Ma main s'abat sur sa joue. Avec peu de force mais vive tout de même. Darren reste immobile et soutient mon regard d'un air de défi.
— Frappez-moi, Votre Altesse. Une gifle de plus ou de moins ne changeront rien à la personne que vous êtes au fond. Seule et méprisable.
Et il me dépasse pour s'en aller. J'ignore ce qu'il vient de se passer, mais ce que je sais, c'est que je le hais. Je le hais d'une force qui me dépasse.
J'attends qu'il soit complètement parti pour reprendre ma route dans le sens opposé, et tombe nez à nez avec Hedge et Freya qui n'en ont pas manqué une miette. Enfin, Freya semble plus absorbée par la façon dont le palais a été façonné que par ma petite entrevue avec l'autre imbécile.
— Tu veux mon avis ? lance Hedge.
— Non.
— Je vais te le dire quand même. Il n'a pas tort.
— Je ne t'ai pas demandé ton avis.
Je suis dans un univers parallèle. L'ignorant simplement, je les dépasse et m'enfuis. Je dois retrouver Anthos, ou quelqu'un, n'importe qui, mais pas des pseudos membres de ma famille qui me font la leçon en permanence.
Quand j'entre dans le petit salon, je tombe sur Anthos et Nethan en pleine partie d'échecs. Je m'empresse de m'affaler sur le sofa à quelques mètres d'eux, face contre le cuir, et marmonne :
— Je veux mourir.
— Mais si tu meurs, qui me fera les meilleurs cookies du monde ? s'étonne Nethan.

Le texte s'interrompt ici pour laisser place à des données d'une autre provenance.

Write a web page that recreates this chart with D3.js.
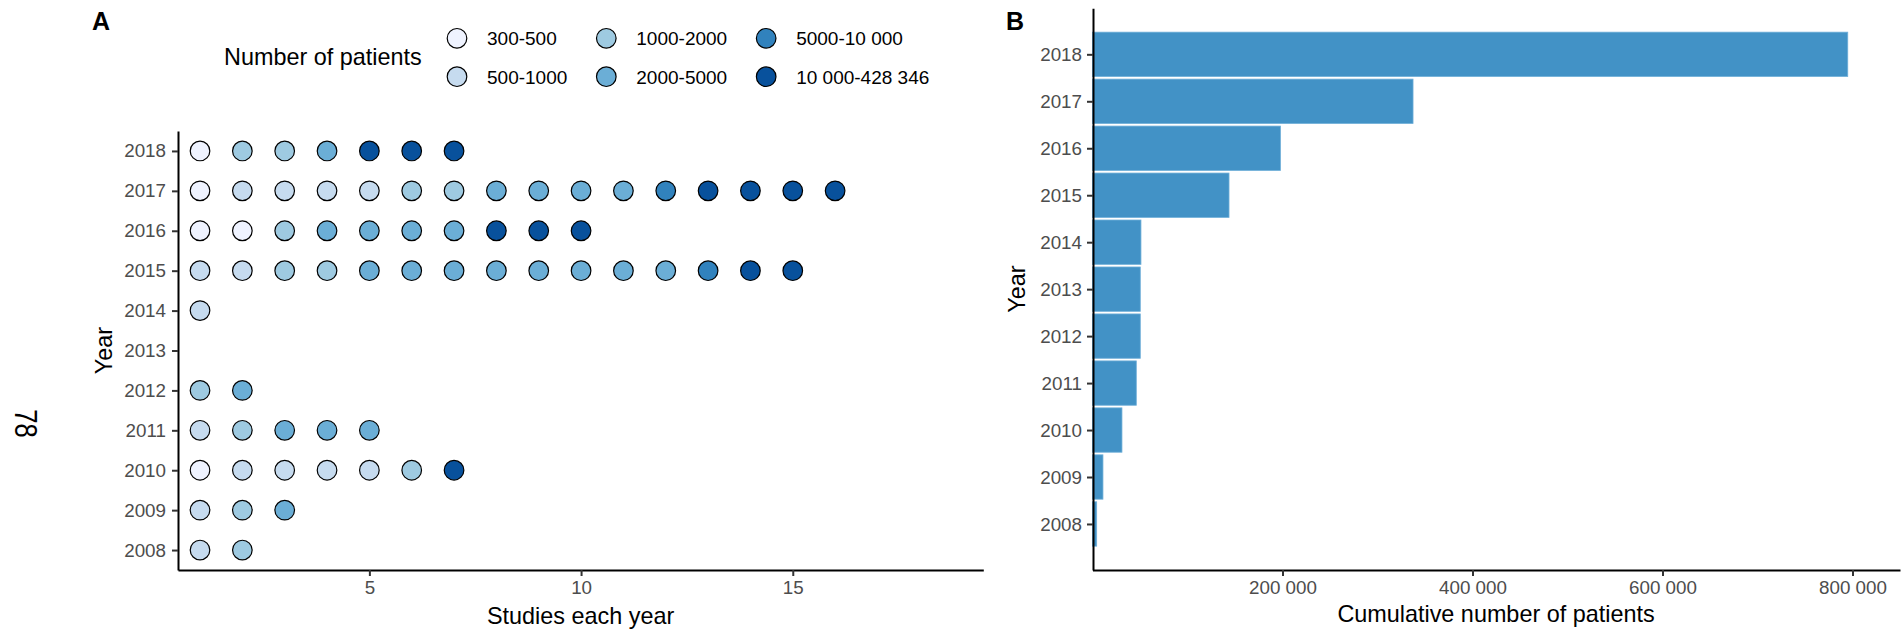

— Mon fantôme. Mon fantôme te les fera, je grommelle.
— Ta vie m'a l'air emplie de rebondissements depuis l'annonce de ce tournoi, ma luciole, ricane Anthos.
— Rien ne va. Tout va mal.
— Ne sois pas si dramatique. Sans vouloir être méchant, il est vrai que tu as été un petit peu sadique sur ce coup-là à lui donner une épée en bois. Et je peux t'assurer que pour quelqu'un qui sait se battre, c'est d'autant plus frustrant de ne pas montrer de quoi on est capable.
— Je sais, je soupire, je le sais et c'est bien cela le pire. Je m'en veux mais je le déteste... il ne mérite pas mes excuses.
Anthos hausse les épaules mais son sourire est toujours présent sur ses lèvres. S'il y a bien une particularité chez mon frère, c'est qu'il sourit en permanence.
— Ne te tracasse pas trop l'esprit, Reyna. Il y a eu plus de peur que de mal. L'important c'est que tu aies compris ton erreur. Demain, tu le désavantageras mieux que cela.
Il me fait un clin d'œil et quelque part, je me sens instantanément un peu mieux. Il a raison. Demain, tout ira mieux.